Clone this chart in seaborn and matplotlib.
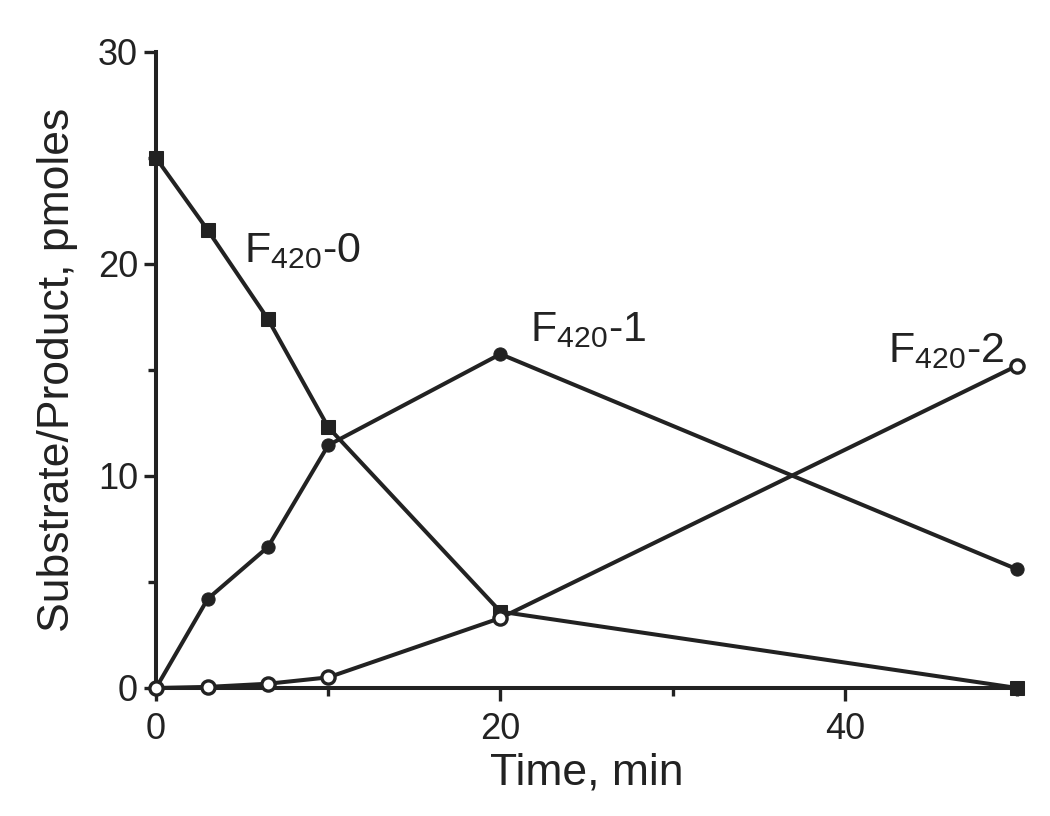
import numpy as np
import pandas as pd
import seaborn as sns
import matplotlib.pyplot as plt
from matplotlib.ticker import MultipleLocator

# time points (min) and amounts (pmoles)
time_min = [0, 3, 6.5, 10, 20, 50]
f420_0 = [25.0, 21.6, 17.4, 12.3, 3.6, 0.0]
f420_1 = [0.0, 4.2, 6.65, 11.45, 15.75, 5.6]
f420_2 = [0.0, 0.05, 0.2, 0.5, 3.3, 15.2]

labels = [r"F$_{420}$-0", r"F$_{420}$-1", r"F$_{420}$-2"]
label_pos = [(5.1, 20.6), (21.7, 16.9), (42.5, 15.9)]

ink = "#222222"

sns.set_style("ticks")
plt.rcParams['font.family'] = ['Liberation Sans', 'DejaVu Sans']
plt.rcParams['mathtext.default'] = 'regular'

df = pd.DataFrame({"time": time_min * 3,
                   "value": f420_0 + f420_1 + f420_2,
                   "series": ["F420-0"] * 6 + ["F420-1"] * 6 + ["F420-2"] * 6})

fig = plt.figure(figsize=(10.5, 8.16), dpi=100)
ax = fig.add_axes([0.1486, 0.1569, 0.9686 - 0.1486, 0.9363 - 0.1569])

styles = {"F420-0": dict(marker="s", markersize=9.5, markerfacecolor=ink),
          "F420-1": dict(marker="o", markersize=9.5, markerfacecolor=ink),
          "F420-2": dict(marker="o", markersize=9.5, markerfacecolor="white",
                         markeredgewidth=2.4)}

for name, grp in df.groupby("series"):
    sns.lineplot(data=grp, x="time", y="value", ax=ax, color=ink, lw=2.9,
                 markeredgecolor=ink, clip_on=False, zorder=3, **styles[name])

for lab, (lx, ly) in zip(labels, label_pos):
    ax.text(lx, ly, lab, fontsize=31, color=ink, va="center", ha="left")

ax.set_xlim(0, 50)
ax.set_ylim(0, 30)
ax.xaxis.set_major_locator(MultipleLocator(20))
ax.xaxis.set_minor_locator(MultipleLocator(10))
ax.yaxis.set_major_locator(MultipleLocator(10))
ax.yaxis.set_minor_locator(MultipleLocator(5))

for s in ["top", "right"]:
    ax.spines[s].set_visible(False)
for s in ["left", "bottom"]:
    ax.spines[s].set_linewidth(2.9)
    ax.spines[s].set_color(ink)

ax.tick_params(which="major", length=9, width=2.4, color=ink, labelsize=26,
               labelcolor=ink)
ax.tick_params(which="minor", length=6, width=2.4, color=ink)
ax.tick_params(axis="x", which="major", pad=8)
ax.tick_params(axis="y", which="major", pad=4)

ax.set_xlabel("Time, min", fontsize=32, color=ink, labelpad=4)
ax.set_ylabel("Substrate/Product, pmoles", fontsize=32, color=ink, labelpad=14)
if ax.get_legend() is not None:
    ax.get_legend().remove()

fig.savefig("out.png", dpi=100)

☆ ☆ ☆ ☆ ☆

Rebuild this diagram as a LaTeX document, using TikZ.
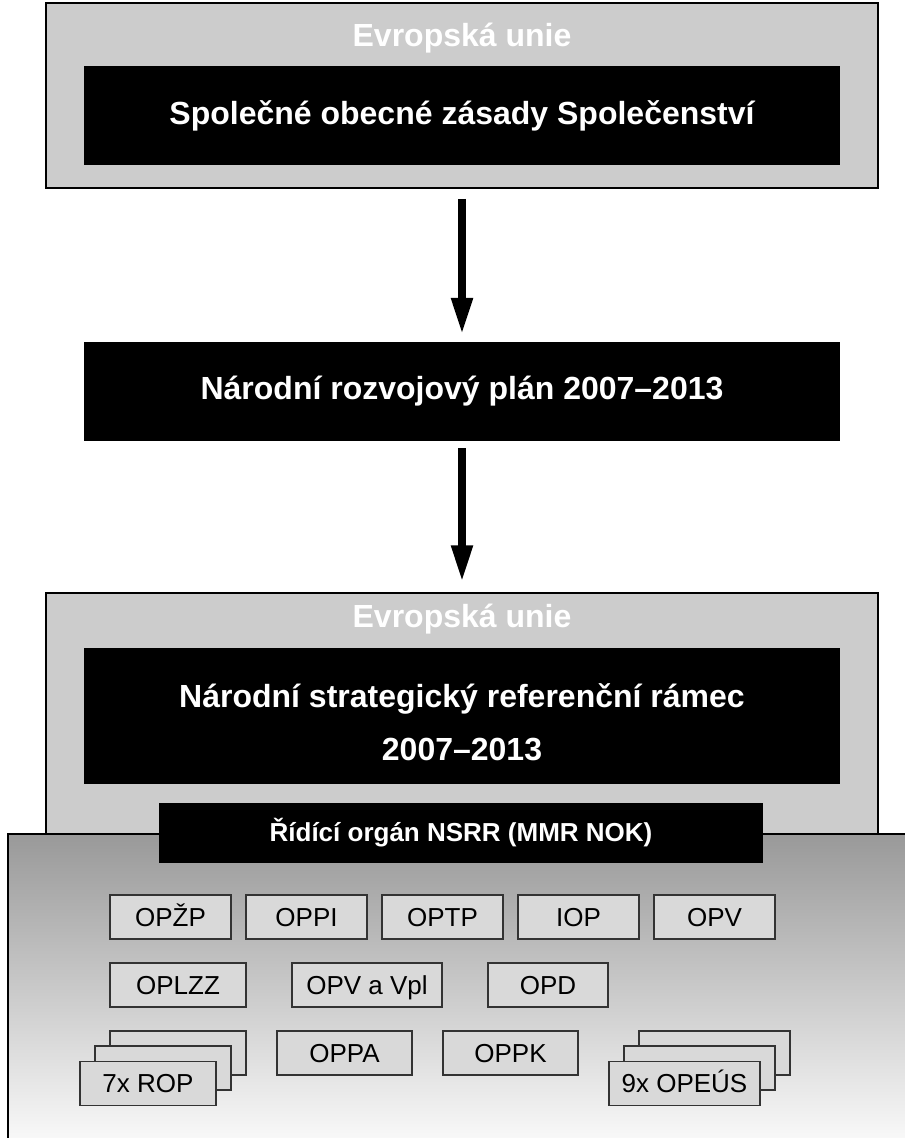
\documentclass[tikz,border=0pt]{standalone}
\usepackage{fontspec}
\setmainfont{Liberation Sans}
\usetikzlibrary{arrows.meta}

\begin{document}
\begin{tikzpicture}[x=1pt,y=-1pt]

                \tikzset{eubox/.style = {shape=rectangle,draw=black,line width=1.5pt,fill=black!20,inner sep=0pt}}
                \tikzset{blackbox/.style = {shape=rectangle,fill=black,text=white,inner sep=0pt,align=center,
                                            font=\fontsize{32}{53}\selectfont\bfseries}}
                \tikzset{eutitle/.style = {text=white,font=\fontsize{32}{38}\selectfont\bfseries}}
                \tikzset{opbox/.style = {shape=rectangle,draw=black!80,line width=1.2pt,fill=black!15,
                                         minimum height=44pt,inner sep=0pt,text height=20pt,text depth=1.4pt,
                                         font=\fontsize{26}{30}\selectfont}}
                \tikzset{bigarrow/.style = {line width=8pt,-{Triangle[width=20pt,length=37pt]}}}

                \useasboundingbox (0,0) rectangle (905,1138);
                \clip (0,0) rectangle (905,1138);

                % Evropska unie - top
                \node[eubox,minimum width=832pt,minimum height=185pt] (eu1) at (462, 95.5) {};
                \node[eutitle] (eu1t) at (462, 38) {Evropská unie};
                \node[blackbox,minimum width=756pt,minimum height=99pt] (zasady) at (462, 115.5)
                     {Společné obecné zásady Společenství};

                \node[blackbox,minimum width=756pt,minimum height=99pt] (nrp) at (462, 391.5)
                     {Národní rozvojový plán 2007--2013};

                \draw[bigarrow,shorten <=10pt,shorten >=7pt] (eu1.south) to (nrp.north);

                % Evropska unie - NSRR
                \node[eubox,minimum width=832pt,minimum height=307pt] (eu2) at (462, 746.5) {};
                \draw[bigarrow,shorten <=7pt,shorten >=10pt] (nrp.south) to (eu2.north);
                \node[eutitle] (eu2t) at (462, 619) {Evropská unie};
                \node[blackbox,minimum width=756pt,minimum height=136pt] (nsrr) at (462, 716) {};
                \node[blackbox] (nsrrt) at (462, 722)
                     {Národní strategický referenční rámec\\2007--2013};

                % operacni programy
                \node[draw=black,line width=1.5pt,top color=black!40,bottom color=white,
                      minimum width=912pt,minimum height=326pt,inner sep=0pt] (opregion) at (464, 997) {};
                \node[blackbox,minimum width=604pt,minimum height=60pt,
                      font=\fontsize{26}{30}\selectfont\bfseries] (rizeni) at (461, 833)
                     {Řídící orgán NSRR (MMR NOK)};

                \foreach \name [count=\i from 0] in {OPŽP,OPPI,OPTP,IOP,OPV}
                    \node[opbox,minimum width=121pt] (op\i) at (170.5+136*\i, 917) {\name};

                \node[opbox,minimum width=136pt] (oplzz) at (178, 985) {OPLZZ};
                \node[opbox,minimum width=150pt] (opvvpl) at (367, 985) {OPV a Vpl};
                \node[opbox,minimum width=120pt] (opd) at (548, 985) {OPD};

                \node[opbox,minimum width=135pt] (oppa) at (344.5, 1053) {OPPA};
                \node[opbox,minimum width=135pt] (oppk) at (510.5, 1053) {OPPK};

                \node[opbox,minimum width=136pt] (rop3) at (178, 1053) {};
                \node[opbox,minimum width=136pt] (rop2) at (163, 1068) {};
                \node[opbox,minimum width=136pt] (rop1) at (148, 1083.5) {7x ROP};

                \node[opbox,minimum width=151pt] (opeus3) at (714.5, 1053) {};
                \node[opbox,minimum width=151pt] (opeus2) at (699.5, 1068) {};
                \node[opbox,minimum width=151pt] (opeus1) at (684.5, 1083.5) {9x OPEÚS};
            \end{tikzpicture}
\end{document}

☆ ☆ ☆ ☆ ☆

## YOUR TASK
Set down exactly the lines above, from the line containing "Clone this chart in seaborn and matplotlib." through the line containing "ax = fig.add_axes([0.1486, 0.1569, 0.9686". Skip the pictures.

## RESULT OF THIS EXERCISE
Clone this chart in seaborn and matplotlib.
import numpy as np
import pandas as pd
import seaborn as sns
import matplotlib.pyplot as plt
from matplotlib.ticker import MultipleLocator

# time points (min) and amounts (pmoles)
time_min = [0, 3, 6.5, 10, 20, 50]
f420_0 = [25.0, 21.6, 17.4, 12.3, 3.6, 0.0]
f420_1 = [0.0, 4.2, 6.65, 11.45, 15.75, 5.6]
f420_2 = [0.0, 0.05, 0.2, 0.5, 3.3, 15.2]

labels = [r"F$_{420}$-0", r"F$_{420}$-1", r"F$_{420}$-2"]
label_pos = [(5.1, 20.6), (21.7, 16.9), (42.5, 15.9)]

ink = "#222222"

sns.set_style("ticks")
plt.rcParams['font.family'] = ['Liberation Sans', 'DejaVu Sans']
plt.rcParams['mathtext.default'] = 'regular'

df = pd.DataFrame({"time": time_min * 3,
                   "value": f420_0 + f420_1 + f420_2,
                   "series": ["F420-0"] * 6 + ["F420-1"] * 6 + ["F420-2"] * 6})

fig = plt.figure(figsize=(10.5, 8.16), dpi=100)
ax = fig.add_axes([0.1486, 0.1569, 0.9686 - 0.1486, 0.9363 - 0.1569])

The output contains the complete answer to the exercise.